Before djangobench 0.10 you had to use --vcs=git to get this behavior. Now it's the default. There is also support for Mercurial (--vcs=hg).

Another way to use djangobench, is to run it against two complete Django source trees, you can specify this mode by using --vcs=none. By default it looks for directories named django-control and django-experiment in the current working directory::

djangobench --vcs=none

but you can change that by using the --control or --experiment options::

djangobench --vcs=none --control pristine --experiment work

Now, it's impractical to install the Django source code trees under test (this is particularly true in the two-trees scenario): djangobench works its magic by mucking with PYTHONPATH.

However, the benchmarks themselves need access to the djangobench module, so you'll need to install it.

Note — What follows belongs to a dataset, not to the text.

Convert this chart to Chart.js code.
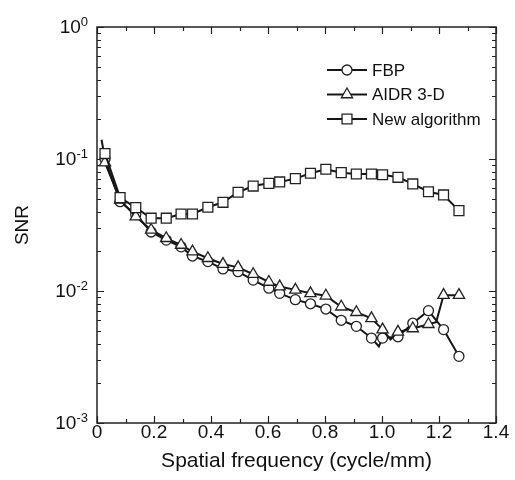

You can specify the benchmarks to run by passing their names on the command line.

This is an example of not-statistically-significant results::

Running 'startup' benchmark ...
Min: 0.138701 -> 0.138900: 1.0014x slower
Avg: 0.139009 -> 0.139378: 1.0027x slower
Not significant
Stddev: 0.00044 -> 0.00046: 1.0382x larger

Python 3


Not only is ``djangobench`` Python 3 compatible, but can also be used to
compare Python 2 vs Python 3 code paths. To do this, you need to provide the
full paths to the corresponding Python executables in ``--control-python`` and
``--experiment-python``. The short version (assuming you have also the
``djangobench`` environment setup like above)::

    mkvirtualenv djangobench-py3 -p python3
    pip install -e git://github.com/django/djangobench.git#egg=djangobench
    cd django
    djangobench --vcs=none --control=. --experiment=. \
        --control-python=~/.virtualenvs/djangobench/bin/python \
        --experiment-python=~/.virtualenvs/djangobench-py3/bin/python \

Writing new benchmarks
----------------------

Benchmarks are very simple: they're a Django app, along with a settings
file, and an executable ``benchmarks.py`` that gets run by the harness. The
benchmark script needs to honor a simple contract:

* It's an executable Python script, run as ``__main__`` (e.g. ``python
  path/to/benchmark.py``). The subshell environment will have
  ``PYTHONPATH`` set up to point to the correct Django; it'll also have
  ``DJANGO_SETTINGS_MODULE`` set to ``<benchmark_dir>.settings``.

* The benchmark script needs to accept a ``--trials`` argument giving
  the number of trials to run.

* The output should be simple RFC 822-ish text -- a set of headers,
  followed by data points::

        Title: some benchmark
        Description: whatever the benchmark does

        1.002
        1.003
        ...

  The list of headers is TBD.

There's a couple of utility functions in ``djangobench.utils`` that assist
with honoring this contract; see those functions' docstrings for details.

The existing benchmarks should be pretty easy to read for inspiration. The
``query_delete`` benchmark is probably a good place to start.